What the task asks>
Repeat what the lines below say, word for word, and skip every image.

Data>
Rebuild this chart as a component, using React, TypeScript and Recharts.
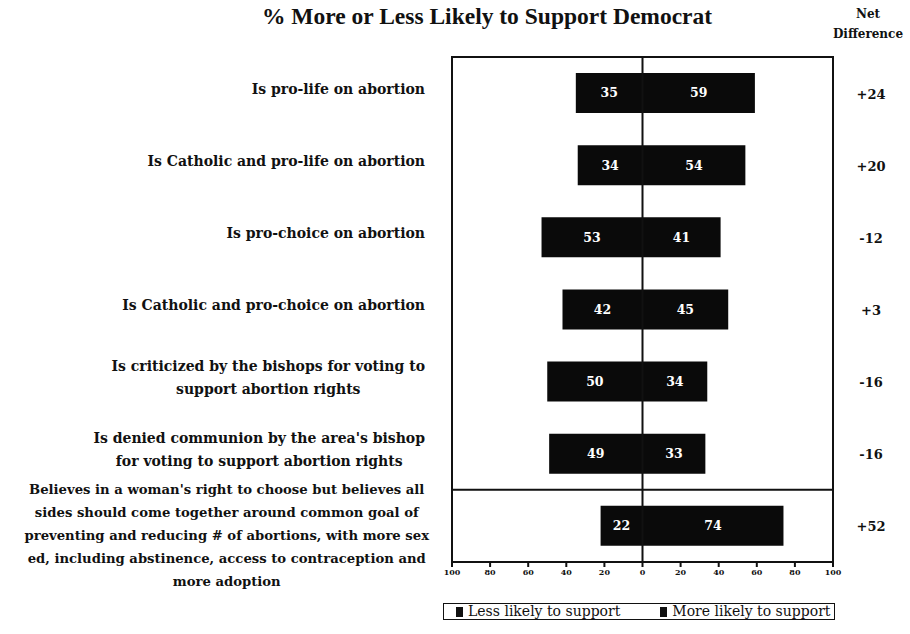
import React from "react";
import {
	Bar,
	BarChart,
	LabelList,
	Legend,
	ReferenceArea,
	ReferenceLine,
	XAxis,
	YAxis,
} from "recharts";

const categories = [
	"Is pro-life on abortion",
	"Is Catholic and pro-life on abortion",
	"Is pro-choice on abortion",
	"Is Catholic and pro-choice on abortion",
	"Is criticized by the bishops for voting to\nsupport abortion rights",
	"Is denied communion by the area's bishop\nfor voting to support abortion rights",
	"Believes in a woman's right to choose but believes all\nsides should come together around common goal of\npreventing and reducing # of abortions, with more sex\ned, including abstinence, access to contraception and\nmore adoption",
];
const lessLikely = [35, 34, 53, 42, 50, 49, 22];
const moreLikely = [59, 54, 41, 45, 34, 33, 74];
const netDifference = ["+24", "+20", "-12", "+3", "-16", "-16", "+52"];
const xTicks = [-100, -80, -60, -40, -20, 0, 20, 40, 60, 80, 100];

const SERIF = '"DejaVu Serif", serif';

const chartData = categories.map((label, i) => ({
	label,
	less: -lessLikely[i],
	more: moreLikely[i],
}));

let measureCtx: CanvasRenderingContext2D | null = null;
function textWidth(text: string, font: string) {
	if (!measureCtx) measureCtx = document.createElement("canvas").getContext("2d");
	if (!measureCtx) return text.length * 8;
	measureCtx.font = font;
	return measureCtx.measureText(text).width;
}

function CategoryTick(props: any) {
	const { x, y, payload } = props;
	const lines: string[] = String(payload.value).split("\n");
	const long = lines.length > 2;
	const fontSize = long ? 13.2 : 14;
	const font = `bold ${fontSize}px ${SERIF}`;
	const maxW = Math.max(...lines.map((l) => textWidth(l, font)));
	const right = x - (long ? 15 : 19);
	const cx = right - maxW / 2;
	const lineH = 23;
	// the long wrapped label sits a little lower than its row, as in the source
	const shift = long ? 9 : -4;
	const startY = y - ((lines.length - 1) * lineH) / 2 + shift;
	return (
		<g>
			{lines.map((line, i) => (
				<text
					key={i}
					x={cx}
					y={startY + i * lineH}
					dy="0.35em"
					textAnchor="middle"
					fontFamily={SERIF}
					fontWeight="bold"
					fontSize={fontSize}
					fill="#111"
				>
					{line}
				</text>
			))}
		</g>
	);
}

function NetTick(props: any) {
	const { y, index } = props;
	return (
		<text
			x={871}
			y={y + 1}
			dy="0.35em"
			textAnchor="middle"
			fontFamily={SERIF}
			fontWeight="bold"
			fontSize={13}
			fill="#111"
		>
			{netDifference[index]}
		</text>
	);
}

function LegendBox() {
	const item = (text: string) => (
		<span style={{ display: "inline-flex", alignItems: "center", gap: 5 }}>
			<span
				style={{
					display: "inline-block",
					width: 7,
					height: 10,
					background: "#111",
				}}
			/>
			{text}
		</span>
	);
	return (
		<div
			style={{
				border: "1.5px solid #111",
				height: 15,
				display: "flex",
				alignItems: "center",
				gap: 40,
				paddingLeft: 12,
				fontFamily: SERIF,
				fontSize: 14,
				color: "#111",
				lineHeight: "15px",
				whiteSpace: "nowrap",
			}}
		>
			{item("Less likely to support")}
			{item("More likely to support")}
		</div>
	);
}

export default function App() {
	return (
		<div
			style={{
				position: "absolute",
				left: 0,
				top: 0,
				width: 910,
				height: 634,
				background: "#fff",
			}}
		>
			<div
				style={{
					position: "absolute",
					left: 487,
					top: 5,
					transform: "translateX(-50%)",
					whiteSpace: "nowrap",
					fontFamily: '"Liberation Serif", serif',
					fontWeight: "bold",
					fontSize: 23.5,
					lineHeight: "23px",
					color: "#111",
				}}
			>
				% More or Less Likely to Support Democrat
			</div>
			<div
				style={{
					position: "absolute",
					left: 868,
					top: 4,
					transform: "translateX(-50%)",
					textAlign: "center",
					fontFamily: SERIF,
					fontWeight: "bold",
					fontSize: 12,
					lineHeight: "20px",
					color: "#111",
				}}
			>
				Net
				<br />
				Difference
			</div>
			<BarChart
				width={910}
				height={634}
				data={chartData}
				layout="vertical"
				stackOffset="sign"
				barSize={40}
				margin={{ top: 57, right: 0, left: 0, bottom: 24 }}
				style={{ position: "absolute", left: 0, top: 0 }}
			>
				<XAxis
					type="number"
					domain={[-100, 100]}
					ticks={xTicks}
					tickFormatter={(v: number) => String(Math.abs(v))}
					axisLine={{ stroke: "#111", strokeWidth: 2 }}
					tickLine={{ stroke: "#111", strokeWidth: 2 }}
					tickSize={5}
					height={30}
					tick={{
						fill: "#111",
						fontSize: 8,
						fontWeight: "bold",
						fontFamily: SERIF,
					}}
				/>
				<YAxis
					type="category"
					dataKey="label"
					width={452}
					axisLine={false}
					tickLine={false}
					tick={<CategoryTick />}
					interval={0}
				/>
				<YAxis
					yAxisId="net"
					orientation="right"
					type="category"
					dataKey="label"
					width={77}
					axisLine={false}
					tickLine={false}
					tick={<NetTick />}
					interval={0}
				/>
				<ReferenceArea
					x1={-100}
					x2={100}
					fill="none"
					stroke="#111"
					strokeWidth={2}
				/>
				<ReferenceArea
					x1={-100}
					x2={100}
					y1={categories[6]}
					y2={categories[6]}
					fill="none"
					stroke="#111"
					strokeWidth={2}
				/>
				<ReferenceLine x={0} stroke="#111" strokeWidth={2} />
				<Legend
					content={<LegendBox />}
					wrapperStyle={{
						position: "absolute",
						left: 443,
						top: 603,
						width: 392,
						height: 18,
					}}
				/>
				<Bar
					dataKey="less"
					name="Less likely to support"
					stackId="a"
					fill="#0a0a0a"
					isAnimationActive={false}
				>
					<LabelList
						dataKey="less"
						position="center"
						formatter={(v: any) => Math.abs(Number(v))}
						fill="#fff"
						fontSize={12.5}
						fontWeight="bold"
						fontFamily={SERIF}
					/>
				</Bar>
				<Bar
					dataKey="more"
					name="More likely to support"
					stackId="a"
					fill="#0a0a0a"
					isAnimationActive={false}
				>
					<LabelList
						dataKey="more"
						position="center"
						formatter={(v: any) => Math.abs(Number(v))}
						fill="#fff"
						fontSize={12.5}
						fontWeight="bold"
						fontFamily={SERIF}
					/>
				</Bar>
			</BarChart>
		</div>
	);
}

Exercise output>
Rebuild this chart as a component, using React, TypeScript and Recharts.
import React from "react";
import {
	Bar,
	BarChart,
	LabelList,
	Legend,
	ReferenceArea,
	ReferenceLine,
	XAxis,
	YAxis,
} from "recharts";

const categories = [
	"Is pro-life on abortion",
	"Is Catholic and pro-life on abortion",
	"Is pro-choice on abortion",
	"Is Catholic and pro-choice on abortion",
	"Is criticized by the bishops for voting to\nsupport abortion rights",
	"Is denied communion by the area's bishop\nfor voting to support abortion rights",
	"Believes in a woman's right to choose but believes all\nsides should come together around common goal of\npreventing and reducing # of abortions, with more sex\ned, including abstinence, access to contraception and\nmore adoption",
];
const lessLikely = [35, 34, 53, 42, 50, 49, 22];
const moreLikely = [59, 54, 41, 45, 34, 33, 74];
const netDifference = ["+24", "+20", "-12", "+3", "-16", "-16", "+52"];
const xTicks = [-100, -80, -60, -40, -20, 0, 20, 40, 60, 80, 100];

const SERIF = '"DejaVu Serif", serif';

const chartData = categories.map((label, i) => ({
	label,
	less: -lessLikely[i],
	more: moreLikely[i],
}));

let measureCtx: CanvasRenderingContext2D | null = null;
function textWidth(text: string, font: string) {
	if (!measureCtx) measureCtx = document.createElement("canvas").getContext("2d");
	if (!measureCtx) return text.length * 8;
	measureCtx.font = font;
	return measureCtx.measureText(text).width;
}

function CategoryTick(props: any) {
	const { x, y, payload } = props;
	const lines: string[] = String(payload.value).split("\n");
	const long = lines.length > 2;
	const fontSize = long ? 13.2 : 14;
	const font = `bold ${fontSize}px ${SERIF}`;
	const maxW = Math.max(...lines.map((l) => textWidth(l, font)));
	const right = x - (long ? 15 : 19);
	const cx = right - maxW / 2;
	const lineH = 23;
	// the long wrapped label sits a little lower than its row, as in the source
	const shift = long ? 9 : -4;
	const startY = y - ((lines.length - 1) * lineH) / 2 + shift;
	return (
		<g>
			{lines.map((line, i) => (
				<text
					key={i}
					x={cx}
					y={startY + i * lineH}
					dy="0.35em"
					textAnchor="middle"
					fontFamily={SERIF}
					fontWeight="bold"
					fontSize={fontSize}
					fill="#111"
				>
					{line}
				</text>
			))}
		</g>
	);
}

function NetTick(props: any) {
	const { y, index } = props;
	return (
		<text
			x={871}
			y={y + 1}
			dy="0.35em"
			textAnchor="middle"
			fontFamily={SERIF}
			fontWeight="bold"
			fontSize={13}
			fill="#111"
		>
			{netDifference[index]}
		</text>
	);
}

function LegendBox() {
	const item = (text: string) => (
		<span style={{ display: "inline-flex", alignItems: "center", gap: 5 }}>
			<span
				style={{
					display: "inline-block",
					width: 7,
					height: 10,
					background: "#111",
				}}
			/>
			{text}
		</span>
	);
	return (
		<div
			style={{
				border: "1.5px solid #111",
				height: 15,
				display: "flex",
				alignItems: "center",
				gap: 40,
				paddingLeft: 12,
				fontFamily: SERIF,
				fontSize: 14,
				color: "#111",
				lineHeight: "15px",
				whiteSpace: "nowrap",
			}}
		>
			{item("Less likely to support")}
			{item("More likely to support")}
		</div>
	);
}

export default function App() {
	return (
		<div
			style={{
				position: "absolute",
				left: 0,
				top: 0,
				width: 910,
				height: 634,
				background: "#fff",
			}}
		>
			<div
				style={{
					position: "absolute",
					left: 487,
					top: 5,
					transform: "translateX(-50%)",
					whiteSpace: "nowrap",
					fontFamily: '"Liberation Serif", serif',
					fontWeight: "bold",
					fontSize: 23.5,
					lineHeight: "23px",
					color: "#111",
				}}
			>
				% More or Less Likely to Support Democrat
			</div>
			<div
				style={{
					position: "absolute",
					left: 868,
					top: 4,
					transform: "translateX(-50%)",
					textAlign: "center",
					fontFamily: SERIF,
					fontWeight: "bold",
					fontSize: 12,
					lineHeight: "20px",
					color: "#111",
				}}
			>
				Net
				<br />
				Difference
			</div>
			<BarChart
				width={910}
				height={634}
				data={chartData}
				layout="vertical"
				stackOffset="sign"
				barSize={40}
				margin={{ top: 57, right: 0, left: 0, bottom: 24 }}
				style={{ position: "absolute", left: 0, top: 0 }}
			>
				<XAxis
					type="number"
					domain={[-100, 100]}
					ticks={xTicks}
					tickFormatter={(v: number) => String(Math.abs(v))}
					axisLine={{ stroke: "#111", strokeWidth: 2 }}
					tickLine={{ stroke: "#111", strokeWidth: 2 }}
					tickSize={5}
					height={30}
					tick={{
						fill: "#111",
						fontSize: 8,
						fontWeight: "bold",
						fontFamily: SERIF,
					}}
				/>
				<YAxis
					type="category"
					dataKey="label"
					width={452}
					axisLine={false}
					tickLine={false}
					tick={<CategoryTick />}
					interval={0}
				/>
				<YAxis
					yAxisId="net"
					orientation="right"
					type="category"
					dataKey="label"
					width={77}
					axisLine={false}
					tickLine={false}
					tick={<NetTick />}
					interval={0}
				/>
				<ReferenceArea
					x1={-100}
					x2={100}
					fill="none"
					stroke="#111"
					strokeWidth={2}
				/>
				<ReferenceArea
					x1={-100}
					x2={100}
					y1={categories[6]}
					y2={categories[6]}
					fill="none"
					stroke="#111"
					strokeWidth={2}
				/>
				<ReferenceLine x={0} stroke="#111" strokeWidth={2} />
				<Legend
					content={<LegendBox />}
					wrapperStyle={{
						position: "absolute",
						left: 443,
						top: 603,
						width: 392,
						height: 18,
					}}
				/>
				<Bar
					dataKey="less"
					name="Less likely to support"
					stackId="a"
					fill="#0a0a0a"
					isAnimationActive={false}
				>
					<LabelList
						dataKey="less"
						position="center"
						formatter={(v: any) => Math.abs(Number(v))}
						fill="#fff"
						fontSize={12.5}
						fontWeight="bold"
						fontFamily={SERIF}
					/>
				</Bar>
				<Bar
					dataKey="more"
					name="More likely to support"
					stackId="a"
					fill="#0a0a0a"
					isAnimationActive={false}
				>
					<LabelList
						dataKey="more"
						position="center"
						formatter={(v: any) => Math.abs(Number(v))}
						fill="#fff"
						fontSize={12.5}
						fontWeight="bold"
						fontFamily={SERIF}
					/>
				</Bar>
			</BarChart>
		</div>
	);
}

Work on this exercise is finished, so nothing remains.